The S.E.C. sought to bolster its case by pointing out that Mr. Sanchez had gotten rid of a laptop computer that might have been used in connection with the trading, and that his desktop computer had software on it to remove files. Once again, although these are potentially suspicious actions, they are not enough to prove insider trading.

In dismissing the complaint, Judge Aspen found that “the S.E.C. theorizes that Sanchez was informed of some unidentified information related to the proposed acquisition, at an unidentified time, by an unidentified insider, and traded on this unidentified information.” While insider trading can be established through circumstantial evidence, there needs to be more than just suspicious transactions, even when it results in a profit of 10 times the initial investment in less than a week.

The S.E.C. was certainly hamstrung in its investigation because Mr. Sanchez resides in Spain, so it could not as easily gather evidence of possible connections with Banco Santander or other sources of inside information as it would if the transaction involved American companies and United States residents.

Insider trading cases sometimes involve finding one thread tying a trader to a source that can be pulled to unravel securities fraud. A recent S.E.C. insider trading case highlights how discovering that initial connection can lead to a web of insider trading.
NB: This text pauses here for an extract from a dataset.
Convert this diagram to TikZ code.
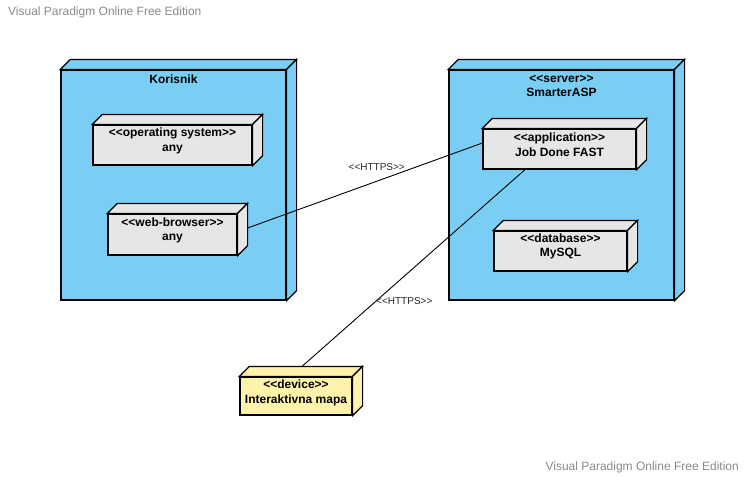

In S.E.C. v. Easom, the insider trading began when a corporate executive sent a text message to his cousin’s husband, who was a stockbroker, about the impending acquisition of his company. The broker in turn tipped five others, one of whom then tipped a friend, and eight defendants were charged with making approximately $450,000 in profits; seven agreed to settle the case.

Absent that kind of evidence against Mr. Sanchez to tie his trading to a participant in BHP Billiton’s offer for Potash, the S.E.C. was left with suspicious trades and a questionable explanation that may, or may not, be the truth. When the evidence is at best only 50-50, the S.E.C. loses because it bears the burden of proving securities fraud by a preponderance of the evidence.


Judge’s Ruling in S.E.C.’s Insider Trading Case

Correction: January 3, 2012
An earlier version of this article misstated the relationship between Potash's stock price and the "strike price" for call options on the company's stock. The underlying stock was trading below the strike price, not the other way around.